* _Available data_
● ● ●

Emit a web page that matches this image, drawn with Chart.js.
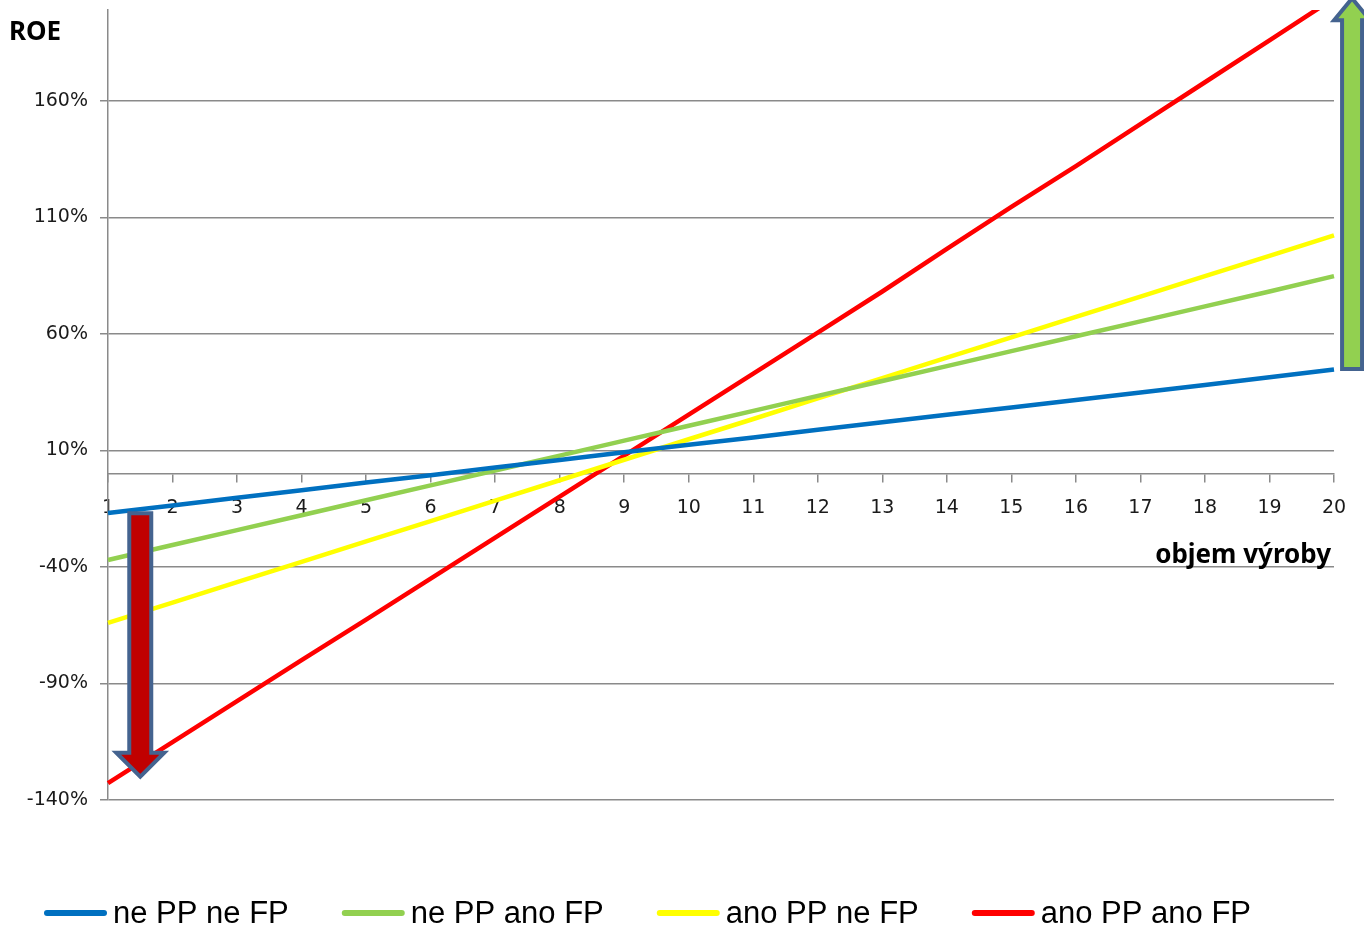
<!DOCTYPE html>
<html>
<head>
<meta charset="utf-8">
<script src="https://cdn.jsdelivr.net/npm/chart.js@4"></script>
<style>
  body { margin: 0; background: #fff; }
  canvas { display: block; }
</style>
</head>
<body>
<canvas id="roeChart" width="1364" height="934"></canvas>
<script>
// objem vyroby 1..20
const labels = ['1','2','3','4','5','6','7','8','9','10','11','12','13','14','15','16','17','18','19','20'];

// ROE in %
const nePPneFP = [-16.8,-13.6,-10.3,-7.1,-3.8,-0.6,2.7,5.9,9.2,12.4,15.6,18.9,22.1,25.3,28.4,31.6,34.9,38.1,41.4,44.7];
const nePPanoFP = [-37,-30.6,-24.2,-17.8,-11.4,-5,1.4,7.8,14.2,20.6,27,33.4,39.8,46.2,52.6,59,65.4,71.8,78.2,84.8];
const anoPPneFP = [-64,-55.3,-46.5,-37.8,-29,-20.3,-11.5,-2.8,6,14.8,23.5,32.3,41,49.8,58.5,67.3,76,84.8,93.5,102.3];
const anoPPanoFP = [-132.8,-115.2,-97.6,-80,-62.6,-45,-27.4,-9.8,7.8,25.4,43,60.6,78.2,96.5,114.5,132,150,168,186,204];

const yTicks = [-140,-90,-40,10,60,110,160];

// arrows, in axis values: [x index, y tail, y tip]
const downArrow = [0.5, -17, -130];
const upArrow = [19.28, 45, 204];

const gridColor = '#8a8a8a';

function drawArrow(ctx, cx, yTail, yTip, shaftW, headW, headL, fill) {
    const dir = yTip > yTail ? 1 : -1;
    const yBase = yTip - dir * headL;
    ctx.beginPath();
    ctx.moveTo(cx - shaftW / 2, yTail);
    ctx.lineTo(cx - shaftW / 2, yBase);
    ctx.lineTo(cx - headW / 2, yBase);
    ctx.lineTo(cx, yTip);
    ctx.lineTo(cx + headW / 2, yBase);
    ctx.lineTo(cx + shaftW / 2, yBase);
    ctx.lineTo(cx + shaftW / 2, yTail);
    ctx.closePath();
    ctx.fillStyle = fill;
    ctx.fill();
    ctx.lineWidth = 4;
    ctx.lineJoin = 'miter';
    ctx.strokeStyle = '#44638f';
    ctx.stroke();
}

const extras = {
    id: 'extras',
    afterDatasetsDraw(chart) {
        const ctx = chart.ctx;
        const x = chart.scales.x, y = chart.scales.y;
        ctx.save();
        drawArrow(ctx, x.getPixelForValue(downArrow[0]), y.getPixelForValue(downArrow[1]),
            y.getPixelForValue(downArrow[2]), 22, 48, 24, '#c00000');
        drawArrow(ctx, x.getPixelForValue(upArrow[0]), y.getPixelForValue(upArrow[1]),
            y.getPixelForValue(upArrow[2]), 20, 36, 22, '#92d050');
        ctx.restore();
    },
    afterDraw(chart) {
        const ctx = chart.ctx;
        const area = chart.chartArea;
        const y = chart.scales.y;
        ctx.save();
        // axis titles
        ctx.fillStyle = '#000';
        ctx.font = 'bold 26px "Noto Sans"';
        ctx.textBaseline = 'middle';
        ctx.textAlign = 'left';
        ctx.fillText('ROE', 9, 33);
        ctx.textAlign = 'right';
        ctx.fillText('objem výroby', area.right - 3, y.getPixelForValue(-35));

        // legend
        ctx.font = '31px "Liberation Sans", sans-serif';
        ctx.textAlign = 'left';
        let lx = 44;
        const ly = 913;
        chart.data.datasets.forEach(ds => {
            ctx.beginPath();
            ctx.moveTo(lx + 3, ly);
            ctx.lineTo(lx + 60, ly);
            ctx.lineWidth = 6;
            ctx.lineCap = 'round';
            ctx.strokeStyle = ds.borderColor;
            ctx.stroke();
            ctx.fillStyle = '#000';
            ctx.fillText(ds.label, lx + 69, ly + 1);
            lx += 69 + ctx.measureText(ds.label).width + 53;
        });
        ctx.restore();
    }
};

const ctx = document.getElementById('roeChart').getContext('2d');
const roeChart = new Chart(ctx, {
    type: 'line',
    data: {
        labels: labels,
        datasets: [
            { label: 'ne PP ne FP', data: nePPneFP, borderColor: '#0070c0' },
            { label: 'ne PP ano FP', data: nePPanoFP, borderColor: '#92d050' },
            { label: 'ano PP ne FP', data: anoPPneFP, borderColor: '#ffff00' },
            { label: 'ano PP ano FP', data: anoPPanoFP, borderColor: '#ff0000' }
        ]
    },
    options: {
        responsive: false,
        animation: false,
        layout: { padding: { left: 0, top: 10, right: 30, bottom: 134 } },
        elements: {
            line: { borderWidth: 4.5, tension: 0 },
            point: { radius: 0 }
        },
        plugins: {
            legend: { display: false },
            tooltip: { enabled: false }
        },
        scales: {
            x: {
                position: { y: 0 },
                afterFit: s => { s.height = 0; s.paddingLeft = 0; s.paddingRight = 0; },
                grid: { drawOnChartArea: false, drawTicks: true, tickLength: 8, color: gridColor, lineWidth: 1.5 },
                border: { display: true, color: gridColor, width: 1.5 },
                ticks: {
                    autoSkip: false, maxRotation: 0, padding: 15,
                    color: '#1a1a1a', font: { family: 'DejaVu Sans', size: 19 }
                }
            },
            y: {
                min: -140,
                max: 199,
                afterFit: s => { s.width = 108; s.paddingTop = 0; s.paddingBottom = 0; },
                afterBuildTicks: s => { s.ticks = yTicks.map(v => ({ value: v })); },
                grid: { color: gridColor, lineWidth: 1.5, tickLength: 8 },
                border: { display: true, color: gridColor, width: 1.5 },
                ticks: {
                    padding: 12,
                    color: '#1a1a1a',
                    font: { family: 'DejaVu Sans', size: 19 },
                    callback: v => v + '%'
                }
            }
        }
    },
    plugins: [extras]
});
</script>
</body>
</html>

● ● ●

Transcribe the full listing character for character. Pictures are excluded.

* _Written response_
Emit a web page that matches this image, drawn with Chart.js.
<!DOCTYPE html>
<html>
<head>
<meta charset="utf-8">
<script src="https://cdn.jsdelivr.net/npm/chart.js@4"></script>
<style>
  body { margin: 0; background: #fff; }
  canvas { display: block; }
</style>
</head>
<body>
<canvas id="roeChart" width="1364" height="934"></canvas>
<script>
// objem vyroby 1..20
const labels = ['1','2','3','4','5','6','7','8','9','10','11','12','13','14','15','16','17','18','19','20'];

// ROE in %
const nePPneFP = [-16.8,-13.6,-10.3,-7.1,-3.8,-0.6,2.7,5.9,9.2,12.4,15.6,18.9,22.1,25.3,28.4,31.6,34.9,38.1,41.4,44.7];
const nePPanoFP = [-37,-30.6,-24.2,-17.8,-11.4,-5,1.4,7.8,14.2,20.6,27,33.4,39.8,46.2,52.6,59,65.4,71.8,78.2,84.8];
const anoPPneFP = [-64,-55.3,-46.5,-37.8,-29,-20.3,-11.5,-2.8,6,14.8,23.5,32.3,41,49.8,58.5,67.3,76,84.8,93.5,102.3];
const anoPPanoFP = [-132.8,-115.2,-97.6,-80,-62.6,-45,-27.4,-9.8,7.8,25.4,43,60.6,78.2,96.5,114.5,132,150,168,186,204];

const yTicks = [-140,-90,-40,10,60,110,160];

// arrows, in axis values: [x index, y tail, y tip]
const downArrow = [0.5, -17, -130];
const upArrow = [19.28, 45, 204];

const gridColor = '#8a8a8a';

function drawArrow(ctx, cx, yTail, yTip, shaftW, headW, headL, fill) {
    const dir = yTip > yTail ? 1 : -1;
    const yBase = yTip - dir * headL;
    ctx.beginPath();
    ctx.moveTo(cx - shaftW / 2, yTail);
    ctx.lineTo(cx - shaftW / 2, yBase);
    ctx.lineTo(cx - headW / 2, yBase);
    ctx.lineTo(cx, yTip);
    ctx.lineTo(cx + headW / 2, yBase);
    ctx.lineTo(cx + shaftW / 2, yBase);
    ctx.lineTo(cx + shaftW / 2, yTail);
    ctx.closePath();
    ctx.fillStyle = fill;
    ctx.fill();
    ctx.lineWidth = 4;
    ctx.lineJoin = 'miter';
    ctx.strokeStyle = '#44638f';
    ctx.stroke();
}

const extras = {
    id: 'extras',
    afterDatasetsDraw(chart) {
        const ctx = chart.ctx;
        const x = chart.scales.x, y = chart.scales.y;
        ctx.save();
        drawArrow(ctx, x.getPixelForValue(downArrow[0]), y.getPixelForValue(downArrow[1]),
            y.getPixelForValue(downArrow[2]), 22, 48, 24, '#c00000');
        drawArrow(ctx, x.getPixelForValue(upArrow[0]), y.getPixelForValue(upArrow[1]),
            y.getPixelForValue(upArrow[2]), 20, 36, 22, '#92d050');
        ctx.restore();
    },
    afterDraw(chart) {
        const ctx = chart.ctx;
        const area = chart.chartArea;
        const y = chart.scales.y;
        ctx.save();
        // axis titles
        ctx.fillStyle = '#000';
        ctx.font = 'bold 26px "Noto Sans"';
        ctx.textBaseline = 'middle';
        ctx.textAlign = 'left';
        ctx.fillText('ROE', 9, 33);
        ctx.textAlign = 'right';
        ctx.fillText('objem výroby', area.right - 3, y.getPixelForValue(-35));

        // legend
        ctx.font = '31px "Liberation Sans", sans-serif';
        ctx.textAlign = 'left';
        let lx = 44;
        const ly = 913;
        chart.data.datasets.forEach(ds => {
            ctx.beginPath();
            ctx.moveTo(lx + 3, ly);
            ctx.lineTo(lx + 60, ly);
            ctx.lineWidth = 6;
            ctx.lineCap = 'round';
            ctx.strokeStyle = ds.borderColor;
            ctx.stroke();
            ctx.fillStyle = '#000';
            ctx.fillText(ds.label, lx + 69, ly + 1);
            lx += 69 + ctx.measureText(ds.label).width + 53;
        });
        ctx.restore();
    }
};

const ctx = document.getElementById('roeChart').getContext('2d');
const roeChart = new Chart(ctx, {
    type: 'line',
    data: {
        labels: labels,
        datasets: [
            { label: 'ne PP ne FP', data: nePPneFP, borderColor: '#0070c0' },
            { label: 'ne PP ano FP', data: nePPanoFP, borderColor: '#92d050' },
            { label: 'ano PP ne FP', data: anoPPneFP, borderColor: '#ffff00' },
            { label: 'ano PP ano FP', data: anoPPanoFP, borderColor: '#ff0000' }
        ]
    },
    options: {
        responsive: false,
        animation: false,
        layout: { padding: { left: 0, top: 10, right: 30, bottom: 134 } },
        elements: {
            line: { borderWidth: 4.5, tension: 0 },
            point: { radius: 0 }
        },
        plugins: {
            legend: { display: false },
            tooltip: { enabled: false }
        },
        scales: {
            x: {
                position: { y: 0 },
                afterFit: s => { s.height = 0; s.paddingLeft = 0; s.paddingRight = 0; },
                grid: { drawOnChartArea: false, drawTicks: true, tickLength: 8, color: gridColor, lineWidth: 1.5 },
                border: { display: true, color: gridColor, width: 1.5 },
                ticks: {
                    autoSkip: false, maxRotation: 0, padding: 15,
                    color: '#1a1a1a', font: { family: 'DejaVu Sans', size: 19 }
                }
            },
            y: {
                min: -140,
                max: 199,
                afterFit: s => { s.width = 108; s.paddingTop = 0; s.paddingBottom = 0; },
                afterBuildTicks: s => { s.ticks = yTicks.map(v => ({ value: v })); },
                grid: { color: gridColor, lineWidth: 1.5, tickLength: 8 },
                border: { display: true, color: gridColor, width: 1.5 },
                ticks: {
                    padding: 12,
                    color: '#1a1a1a',
                    font: { family: 'DejaVu Sans', size: 19 },
                    callback: v => v + '%'
                }
            }
        }
    },
    plugins: [extras]
});
</script>
</body>
</html>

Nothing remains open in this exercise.